Gliese 581d is the first discovered terrestrial-mass exoplanet in the habitable zone

TL;DR

This study uses 3D climate simulations to demonstrate that Gliese 581d can maintain a stable atmosphere and liquid water, confirming it as the first super-Earth in the habitable zone with potential for future observational verification.

Contribution

It provides the first detailed climate modeling evidence that Gliese 581d can sustain habitable conditions despite low insolation and tidal locking.

Findings

GJ581d can have a stable atmosphere with over 10 bar CO2.

Surface temperatures above freezing are possible under certain atmospheric conditions.

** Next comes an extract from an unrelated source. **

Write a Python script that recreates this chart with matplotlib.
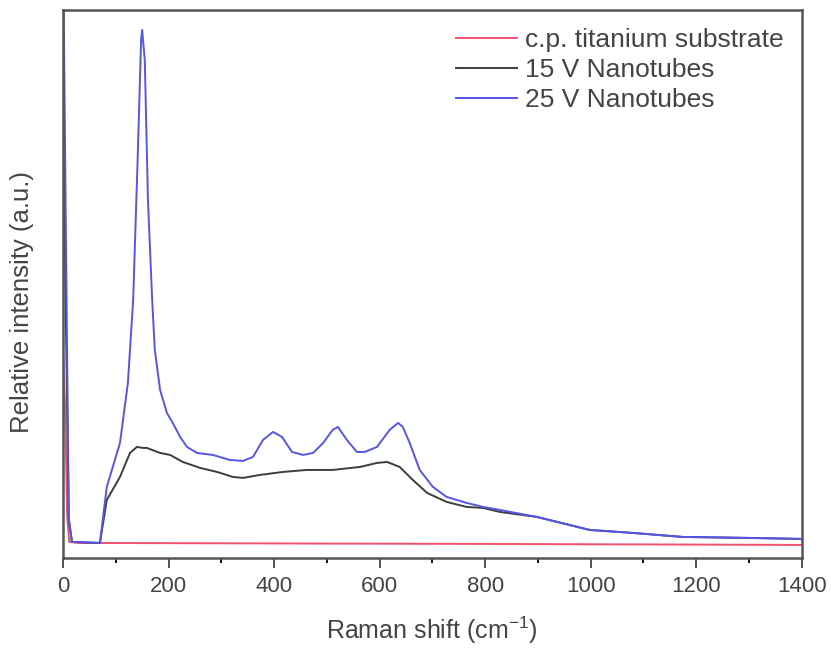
import matplotlib
matplotlib.use("Agg")
import matplotlib.pyplot as plt
from matplotlib.ticker import MultipleLocator

plt.rcParams['font.family'] = ['Liberation Sans', 'DejaVu Sans']
plt.rcParams['mathtext.fontset'] = 'custom'
plt.rcParams['mathtext.rm'] = 'Liberation Sans'
plt.rcParams['mathtext.it'] = 'Liberation Sans'
plt.rcParams['mathtext.default'] = 'regular'

# Raman shift (cm^-1) and relative intensity (a.u.)
x_25v = [0, 6, 11, 17, 70, 83, 108, 123, 133, 142, 148, 150, 155, 161, 169, 174, 184, 197, 208,
         222, 235, 254, 284, 316, 341, 360, 379, 398, 415, 434, 455, 474, 493, 511, 521, 538,
         557, 572, 595, 619, 635, 644, 657, 676, 701, 727, 765, 796, 828, 898, 998, 1080,
         1174, 1300, 1400]
y_25v = [620, 300, 40, 16, 15, 71, 115, 175, 258, 408, 518, 528, 498, 358, 258, 208, 168, 145, 135,
         121, 111, 105, 103, 98, 97, 101, 118, 126, 121, 106, 103, 105, 115, 128, 131, 118,
         106, 106, 111, 128, 135, 131, 115, 88, 71, 61, 55, 51, 48, 41, 28, 25,
         21, 20, 19]

x_15v = [0, 6, 11, 17, 70, 83, 108, 127, 140, 152, 159, 184, 203, 227, 260, 292, 322, 341, 373,
         417, 462, 511, 563, 595, 614, 638, 663, 690, 727, 765, 796, 828, 898, 998, 1080,
         1174, 1300, 1400]
y_15v = [450, 220, 38, 16, 15, 58, 81, 105, 111, 110, 110, 105, 103, 96, 90, 86, 81, 80, 83,
         86, 88, 88, 91, 95, 96, 91, 78, 65, 56, 51, 50, 46, 41, 28, 25,
         21, 20, 19]

x_ti = [0, 4, 8, 12, 30, 400, 800, 1400]
y_ti = [205, 150, 40, 16, 15, 14.5, 14, 13]

labels = ['c.p. titanium substrate', '15 V Nanotubes', '25 V Nanotubes']
colors = ['#f2506e', '#3a3f38', '#5555e8']

fig = plt.figure(figsize=(8.31, 6.48), dpi=100)
ax = fig.add_axes([0.0758, 0.139, 0.889, 0.8456])

ax.plot(x_ti, y_ti, color=colors[0], lw=1.4, label=labels[0])
ax.plot(x_15v, y_15v, color=colors[1], lw=1.4, label=labels[1])
ax.plot(x_25v, y_25v, color=colors[2], lw=1.4, label=labels[2])

ax.set_xlim(0, 1400)
ax.set_ylim(0, 548)
ax.xaxis.set_major_locator(MultipleLocator(200))
ax.xaxis.set_minor_locator(MultipleLocator(100))
ax.set_yticks([])
ax.tick_params(axis='x', which='major', direction='out', length=7, width=1.3,
               labelsize=16, colors='#444444', labelcolor='#444444', pad=6, top=False)
ax.tick_params(axis='x', which='minor', direction='out', length=3.5, width=1.3, top=False)
for s in ax.spines.values():
    s.set_color('#555555')
    s.set_linewidth(1.8)

ax.set_xlabel('Raman shift (cm$^{-1}$)', fontsize=18, color='#444444', labelpad=13)
ax.set_ylabel('Relative intensity (a.u.)', fontsize=18.5, color='#444444')
ax.yaxis.set_label_coords(-0.039, 0.467)

leg = ax.legend(loc='upper right', frameon=False, fontsize=19, handlelength=2.3,
                handletextpad=0.3, labelspacing=0.22, borderaxespad=0.3)
for t in leg.get_texts():
    t.set_color('#444444')

fig.savefig('out.png', dpi=100)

Proposed IR emission observations can distinguish habitable scenarios.

Abstract

It has been suggested that the recently discovered exoplanet GJ581d might be able to support liquid water due to its relatively low mass and orbital distance. However, GJ581d receives 35% less stellar energy than Mars and is probably locked in tidal resonance, with extremely low insolation at the poles and possibly a permanent night side. Under such conditions, it is unknown whether any habitable climate on the planet would be able to withstand global glaciation and / or atmospheric collapse. Here we present three-dimensional climate simulations that demonstrate GJ581d will have a stable atmosphere and surface liquid water for a wide range of plausible cases, making it the first confirmed super-Earth (exoplanet of 2-10 Earth masses) in the habitable zone. We find that atmospheres with over 10 bar CO2 and varying amounts of background gas (e.g., N2) yield global mean temperatures above 0 degrees Celsius for both land and ocean-covered surfaces. Based on the emitted IR radiation calculated by the model, we propose observational tests that will allow these cases to be distinguished from other possible scenarios in the future.